The ACC regular-season champions and reigning tournament champions just didn’t have it on Saturday. Does it hurt their NCAA Tournament résumé? That’s up for the selection committee to decide.

It’s almost an identical situation to last year’s Notre Dame team, which lost All-American Olivia Miles in the regular-season finale, barely scraped out a win in the ACC Tournament quarterfinals before getting drubbed (by 26) in the semifinals. The Irish were a top-16 team according to the committee and kept Miles’ status close to the vest. (She still has not played since her injury.) As a result, they were granted a No. 3 seed in the dance.

Where will Olivia Summiel and the Hokies land in the NCAA Tournament? (Ivan Morozov)

It’s quite the parallel for Virginia Tech, who lost three of its last four games without the three-time ACC Player of the Year but was the No. 5 seed in the committee’s top 16 reveal before that.

Now all the Hokies can do is wait and hope they get a chance to host games in the Big Dance. Though they won’t play for at least 13 days — and Selection Sunday is over a week away — Amoore said they need to bounce back with the right mindset.

“It’s easy to get down and negative and think about all the bad things, but really we have to adapt a kick-us-forward mentality,” Amoore said. “Clearly, we didn’t play well, and it’s going to be blatantly obvious on film. … We just didn’t play well. We did stupid stuff, and if we eliminated half of that, then it would have been a more interesting game. If we had made more shots, it would have been an interesting game. It’s nothing magical. It’s simple stuff that we can achieve.”

Box Score: No. 14 Notre Dame 82, No. 11 Virginia Tech 53

13 Responses You are logged in as Test

  1. Thanks for the info on ND parallels from last year. Very interesting. Shows how losing a key player in March is tough to adjust to.

    As for the poster who commented on fouling… I was at the tournament Wed – Sat and the officials did not call many fouls and it was brutal at times. This was for all games. Coaches were pissed.

  2. I’m wondering if a ND foul was called in either of the above photos? Looks like could to me.

  3. Players get hot, players get cold. Kitley is the constant though and if she can’t go, sure, it hurts but I feel for her, not cause we lost. You know she wants to be out there. We need the break, regroup and find the game plan without Kitley if she can’t go. The screen game with Amoore and Kitley was huge and you can’t replace that in a week. If Kitley can’t play, we are obviously a different team and now Brooks has time to scheme it up and get them ready. Don’t have to play back to back in the NCAA tourney. Whole different mindset. Let’s go Hokies!

  4. A bit disappointing that no one is stepping up their game in Kitley’s absence. I still believe in Brooks and this team – must play better but can still make a run

    1. They were seeded #1 lasy ear but lost Olivia Miles in their last regular season game, a 3 pt. win over Louisville.

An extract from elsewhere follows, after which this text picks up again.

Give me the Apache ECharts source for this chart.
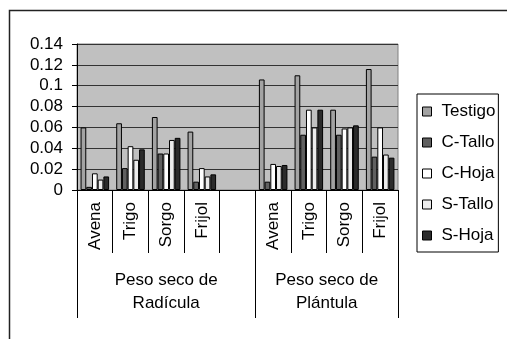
<!DOCTYPE html>
<html>
<head>
<meta charset="utf-8">
<script src="https://cdn.jsdelivr.net/npm/echarts@6/dist/echarts.min.js"></script>
<style>
  html, body { margin: 0; padding: 0; background: #fff; }
  #chart { width: 507px; height: 339px; }
</style>
</head>
<body>
<div id="chart"></div>
<script>
const categories = ['Avena', 'Trigo', 'Sorgo', 'Frijol', '', 'Avena', 'Trigo', 'Sorgo', 'Frijol']
const groups = ['Peso seco de\nRadícula', 'Peso seco de\nPlántula']
const groupEdges = [0, 5, 9]
const groupMids = [2.5, 7]

const testigo = [0.060, 0.064, 0.070, 0.056, null, 0.106, 0.110, 0.077, 0.116]
const cTallo = [0.003, 0.021, 0.035, 0.008, null, 0.008, 0.053, 0.053, 0.032]
const cHoja = [0.016, 0.042, 0.035, 0.021, null, 0.025, 0.077, 0.059, 0.060]
const sTallo = [0.010, 0.029, 0.048, 0.013, null, 0.023, 0.060, 0.060, 0.034]
const sHoja = [0.013, 0.039, 0.050, 0.015, null, 0.024, 0.077, 0.062, 0.031]

const FONT = "'Liberation Sans', Arial, sans-serif"
const BLACK = '#000'

const chart = echarts.init(document.getElementById('chart'), null, { renderer: 'canvas' })

const bar = (name, data, color) => ({
  name,
  type: 'bar',
  xAxisIndex: 0,
  data,
  barGap: 0,
  barCategoryGap: '20%',
  itemStyle: { color, borderColor: BLACK, borderWidth: 1 },
  emphasis: { disabled: true }
})

chart.setOption({
  animation: false,
  backgroundColor: '#fff',
  textStyle: { fontFamily: FONT },
  graphic: [{
    type: 'rect',
    shape: { x: 9.5, y: 10.5, width: 600, height: 400 },
    style: { fill: 'none', stroke: '#222', lineWidth: 1.5 },
    silent: true
  }],
  grid: {
    left: 77, right: 109, top: 44, bottom: 149,
    show: true, backgroundColor: '#c0c0c0', borderColor: '#808080', borderWidth: 1
  },
  legend: {
    orient: 'vertical',
    left: 417,
    top: 94,
    padding: [9, 3, 8, 5],
    itemGap: 14,
    itemWidth: 9,
    itemHeight: 9,
    icon: 'rect',
    borderColor: BLACK,
    borderWidth: 1,
    itemStyle: { borderColor: BLACK, borderWidth: 1 },
    textStyle: { fontFamily: FONT, fontSize: 17, color: BLACK, lineHeight: 17, padding: [0, 0, 0, 5] },
    data: ['Testigo', 'C-Tallo', 'C-Hoja', 'S-Tallo', 'S-Hoja']
  },
  xAxis: [
    {
      type: 'category',
      data: categories,
      axisLine: { lineStyle: { color: BLACK, width: 1 } },
      axisTick: { show: true, interval: 0, length: 63, lineStyle: { color: BLACK } },
      axisLabel: { interval: 0, rotate: 90, margin: 12, fontSize: 17, color: BLACK, fontFamily: FONT }
    },
    {
      type: 'value',
      min: 0,
      max: 9,
      position: 'bottom',
      axisLine: { show: false },
      splitLine: { show: false },
      axisTick: { show: true, customValues: groupEdges, length: 128, lineStyle: { color: BLACK } },
      axisLabel: {
        customValues: groupMids,
        margin: 79,
        fontSize: 17,
        lineHeight: 23,
        color: BLACK,
        fontFamily: FONT,
        formatter: (v) => groups[groupMids.indexOf(v)] || ''
      }
    }
  ],
  yAxis: {
    type: 'value',
    min: 0,
    max: 0.14,
    interval: 0.02,
    axisLine: { show: true, lineStyle: { color: BLACK } },
    axisTick: { show: true, length: 5, lineStyle: { color: BLACK } },
    axisLabel: { fontSize: 17, color: BLACK, margin: 14, fontFamily: FONT },
    splitLine: { lineStyle: { color: '#333', width: 1 } }
  },
  series: [
    bar('Testigo', testigo, '#a3a3a3'),
    bar('C-Tallo', cTallo, '#606060'),
    bar('C-Hoja', cHoja, '#ffffff'),
    bar('S-Tallo', sTallo, '#ececec'),
    bar('S-Hoja', sHoja, '#2b2b2b')
  ]
})
</script>
</body>
</html>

The Irish won their first ACC game by 6 over NCSU then lost in the semis to the same Louisville team they previously beat. History almost repeated itself today: We lost our semi today to ND by 29, they lost theirs last year by 26. ND went on to win their first round NCAA game 13 days later and 2nd R game 15 days later, both games w/o Miles and then lost to their 3rd R game to UMD the following week. We can hope to advance further if Liz’s condition enables her to play again in 2 weeks. In any case, today wasn’t our day but why would it be if our 3-time League MVP and First team AA doesn’t play. We also figure to shoot better than we have over the last 4 games. .

    2. I hate to say it, but ND is good and will be better next year. So will NC St as a young team this year with no single player, but a good team.

      Now these two games in the ACC Tournament gave the Freshmen lessons in the fire pit. We were without Liz and so the youngsters had to step up. They showed good D against Miami and squeaked out the win. ND we all knew was going to be tougher. It was a deeper team that had the top FR and had a star player on the bench all season. They will be tough next year. I look at those two games as a lesson to the team, what they will have to face next year. Strack showed us more than she had during the season, and she learned a lot and learned she has much to learn. I think Baker got experience on what she needs to work on.

      There will be a drop off next year, but I think if the players take the last few games to heart, they will come back stronger. Their main rivals IMO next year will be ND and NC St. And the league will be stronger next year with Stanford coming on board. Next year starts now.

  5. The fact that Ekh, King, Baker, and Wenzel have all shot poorly from three’s all under 22% has been a major factor

  6. Amoore makes it seem so simple to turn this around… isn’t.

    We’ve lost our greatest woman player ever and we simply are not talented enough to overcome that and go far in the tournament.

    Maybe a win, 2 is not realistic.

    Best good luck ladies. At least you will be in the tournament!

    1. Thanks for your pessimism and glad you have declared we can go nowhere in the tourney. And that Liz is definitely done (probably right). No we can’t be a final four team without her but to declare us dead is premature I will retain some optimism that we can improve and get a couple wins. A lot of young talent that hasn’t played together in the roles they are now forced to assume I like GA’s optimism more than your pessimism…

      1. I was optimistic until Ekh decided to go 0 for March. To replace Liz the veterans besides Amoore need to step up and so far they haven’t.

    2. What a pathetic post. You obviously have no clue about what the seeding committee will do with VT and you really have no idea what makes a team operate like a team. Are you known as Mr. Negativity around your home? I do hope not!!